GOAL: Below are some records. Output the lines from the first one through the line that holds "70, 67, 66];", exactly as written, with no pictures.

ENTRIES SUPPLIED:

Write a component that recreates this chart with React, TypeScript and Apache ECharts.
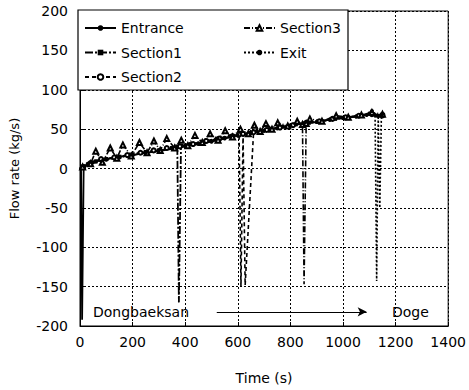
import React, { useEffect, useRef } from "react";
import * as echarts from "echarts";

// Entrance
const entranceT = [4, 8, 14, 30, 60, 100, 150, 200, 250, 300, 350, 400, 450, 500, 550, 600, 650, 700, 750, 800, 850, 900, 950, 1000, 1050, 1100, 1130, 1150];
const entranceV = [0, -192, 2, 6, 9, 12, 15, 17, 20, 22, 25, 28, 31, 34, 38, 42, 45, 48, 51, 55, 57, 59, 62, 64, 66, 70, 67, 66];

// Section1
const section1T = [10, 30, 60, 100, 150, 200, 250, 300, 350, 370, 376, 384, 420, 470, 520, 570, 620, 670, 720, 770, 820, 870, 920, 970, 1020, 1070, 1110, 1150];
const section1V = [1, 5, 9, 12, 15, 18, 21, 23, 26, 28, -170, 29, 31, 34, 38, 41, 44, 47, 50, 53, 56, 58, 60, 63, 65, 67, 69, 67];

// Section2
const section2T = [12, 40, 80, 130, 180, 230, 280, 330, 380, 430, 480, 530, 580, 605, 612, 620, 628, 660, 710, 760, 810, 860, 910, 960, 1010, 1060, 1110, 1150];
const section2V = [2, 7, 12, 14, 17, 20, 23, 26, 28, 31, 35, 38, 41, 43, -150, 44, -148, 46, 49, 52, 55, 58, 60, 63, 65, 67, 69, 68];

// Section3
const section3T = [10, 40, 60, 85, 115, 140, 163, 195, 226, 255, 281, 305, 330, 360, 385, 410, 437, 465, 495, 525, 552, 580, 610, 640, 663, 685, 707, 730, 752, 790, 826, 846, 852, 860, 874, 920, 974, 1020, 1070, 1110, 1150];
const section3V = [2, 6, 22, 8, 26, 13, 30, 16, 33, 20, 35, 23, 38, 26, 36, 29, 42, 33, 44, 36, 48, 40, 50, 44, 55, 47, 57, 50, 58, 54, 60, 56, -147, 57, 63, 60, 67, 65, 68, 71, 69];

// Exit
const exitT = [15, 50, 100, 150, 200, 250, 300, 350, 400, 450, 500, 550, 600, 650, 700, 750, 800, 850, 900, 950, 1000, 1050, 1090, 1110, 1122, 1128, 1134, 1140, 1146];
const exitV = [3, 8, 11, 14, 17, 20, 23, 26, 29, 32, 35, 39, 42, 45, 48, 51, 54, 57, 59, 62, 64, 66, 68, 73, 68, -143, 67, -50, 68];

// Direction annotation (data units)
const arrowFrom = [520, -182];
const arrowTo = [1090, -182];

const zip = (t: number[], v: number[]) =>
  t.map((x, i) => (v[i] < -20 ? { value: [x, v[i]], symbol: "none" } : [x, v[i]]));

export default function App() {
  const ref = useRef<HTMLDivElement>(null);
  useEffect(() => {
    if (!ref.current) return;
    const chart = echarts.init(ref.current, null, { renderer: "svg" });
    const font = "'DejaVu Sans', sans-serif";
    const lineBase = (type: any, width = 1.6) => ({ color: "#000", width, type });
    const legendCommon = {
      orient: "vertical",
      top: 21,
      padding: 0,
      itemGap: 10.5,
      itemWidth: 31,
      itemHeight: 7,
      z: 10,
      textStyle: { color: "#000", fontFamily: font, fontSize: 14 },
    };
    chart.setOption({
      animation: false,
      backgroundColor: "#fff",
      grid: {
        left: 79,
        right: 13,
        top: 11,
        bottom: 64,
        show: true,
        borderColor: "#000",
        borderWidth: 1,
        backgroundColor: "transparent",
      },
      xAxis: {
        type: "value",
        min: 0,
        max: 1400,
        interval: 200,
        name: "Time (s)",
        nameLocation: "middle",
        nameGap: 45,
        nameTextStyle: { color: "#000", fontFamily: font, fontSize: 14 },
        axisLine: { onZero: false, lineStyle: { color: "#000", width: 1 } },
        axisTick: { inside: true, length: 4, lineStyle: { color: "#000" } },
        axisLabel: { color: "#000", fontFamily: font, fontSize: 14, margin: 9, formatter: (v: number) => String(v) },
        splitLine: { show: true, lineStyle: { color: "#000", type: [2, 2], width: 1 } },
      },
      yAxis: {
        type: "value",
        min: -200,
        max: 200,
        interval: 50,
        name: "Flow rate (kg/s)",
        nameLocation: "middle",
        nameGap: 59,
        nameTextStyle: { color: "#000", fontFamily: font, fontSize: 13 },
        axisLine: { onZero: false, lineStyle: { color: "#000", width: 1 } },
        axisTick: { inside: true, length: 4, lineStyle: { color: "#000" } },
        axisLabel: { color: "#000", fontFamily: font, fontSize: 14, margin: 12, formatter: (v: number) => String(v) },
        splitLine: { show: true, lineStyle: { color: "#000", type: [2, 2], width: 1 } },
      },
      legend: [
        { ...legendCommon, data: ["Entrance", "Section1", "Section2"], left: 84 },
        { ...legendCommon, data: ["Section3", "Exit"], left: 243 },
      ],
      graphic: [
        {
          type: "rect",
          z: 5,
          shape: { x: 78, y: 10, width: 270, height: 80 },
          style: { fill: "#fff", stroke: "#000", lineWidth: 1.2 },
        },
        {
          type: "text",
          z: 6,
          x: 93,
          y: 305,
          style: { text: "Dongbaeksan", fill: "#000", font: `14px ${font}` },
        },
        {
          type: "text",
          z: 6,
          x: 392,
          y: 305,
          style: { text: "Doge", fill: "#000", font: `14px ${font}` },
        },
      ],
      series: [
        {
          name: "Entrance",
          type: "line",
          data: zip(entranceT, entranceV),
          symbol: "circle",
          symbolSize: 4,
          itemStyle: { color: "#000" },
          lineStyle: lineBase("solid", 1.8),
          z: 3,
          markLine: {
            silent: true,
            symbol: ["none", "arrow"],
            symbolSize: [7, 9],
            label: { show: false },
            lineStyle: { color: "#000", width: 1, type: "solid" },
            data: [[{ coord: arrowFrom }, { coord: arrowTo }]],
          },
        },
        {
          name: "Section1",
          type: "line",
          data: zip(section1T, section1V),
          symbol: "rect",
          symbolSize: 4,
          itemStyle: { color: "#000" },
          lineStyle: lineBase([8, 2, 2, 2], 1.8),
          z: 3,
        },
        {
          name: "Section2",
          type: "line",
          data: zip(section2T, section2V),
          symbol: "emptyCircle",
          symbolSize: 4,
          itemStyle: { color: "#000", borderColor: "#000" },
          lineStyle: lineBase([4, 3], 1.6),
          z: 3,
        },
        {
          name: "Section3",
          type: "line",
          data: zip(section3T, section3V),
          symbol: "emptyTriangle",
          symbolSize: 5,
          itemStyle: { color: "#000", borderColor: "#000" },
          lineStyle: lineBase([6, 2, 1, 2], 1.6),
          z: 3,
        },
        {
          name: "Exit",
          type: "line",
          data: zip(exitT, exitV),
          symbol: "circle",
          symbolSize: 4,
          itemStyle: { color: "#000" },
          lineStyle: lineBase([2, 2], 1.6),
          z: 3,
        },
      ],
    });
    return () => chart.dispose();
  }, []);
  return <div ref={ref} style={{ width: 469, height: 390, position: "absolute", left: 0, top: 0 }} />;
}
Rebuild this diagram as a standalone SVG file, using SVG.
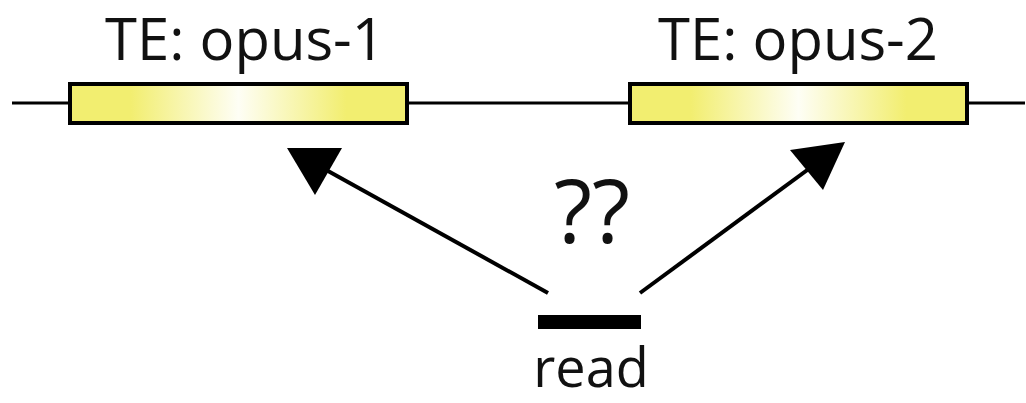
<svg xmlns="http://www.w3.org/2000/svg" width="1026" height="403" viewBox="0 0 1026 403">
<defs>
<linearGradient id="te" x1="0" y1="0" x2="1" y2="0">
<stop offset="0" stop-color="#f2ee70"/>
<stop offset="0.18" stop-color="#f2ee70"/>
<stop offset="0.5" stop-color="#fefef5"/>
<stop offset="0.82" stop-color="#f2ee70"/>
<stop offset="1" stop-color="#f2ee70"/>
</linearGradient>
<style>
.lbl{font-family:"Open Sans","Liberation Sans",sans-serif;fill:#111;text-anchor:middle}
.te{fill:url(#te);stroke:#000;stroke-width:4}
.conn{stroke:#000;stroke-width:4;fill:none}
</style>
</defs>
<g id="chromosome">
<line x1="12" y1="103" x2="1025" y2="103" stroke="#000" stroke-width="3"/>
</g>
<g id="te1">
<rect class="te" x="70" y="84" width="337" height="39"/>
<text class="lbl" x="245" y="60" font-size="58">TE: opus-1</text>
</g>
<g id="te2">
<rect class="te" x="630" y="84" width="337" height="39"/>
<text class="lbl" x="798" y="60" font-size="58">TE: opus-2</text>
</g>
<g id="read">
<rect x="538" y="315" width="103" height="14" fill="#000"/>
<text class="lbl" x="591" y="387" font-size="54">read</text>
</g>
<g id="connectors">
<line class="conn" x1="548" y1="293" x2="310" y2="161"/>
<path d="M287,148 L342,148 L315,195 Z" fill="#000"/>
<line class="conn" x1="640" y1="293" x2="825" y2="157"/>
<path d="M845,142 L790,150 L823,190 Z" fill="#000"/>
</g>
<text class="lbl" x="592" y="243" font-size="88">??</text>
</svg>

WRITTEN RESPONSE:
Write a component that recreates this chart with React, TypeScript and Apache ECharts.
import React, { useEffect, useRef } from "react";
import * as echarts from "echarts";

// Entrance
const entranceT = [4, 8, 14, 30, 60, 100, 150, 200, 250, 300, 350, 400, 450, 500, 550, 600, 650, 700, 750, 800, 850, 900, 950, 1000, 1050, 1100, 1130, 1150];
const entranceV = [0, -192, 2, 6, 9, 12, 15, 17, 20, 22, 25, 28, 31, 34, 38, 42, 45, 48, 51, 55, 57, 59, 62, 64, 66, 70, 67, 66];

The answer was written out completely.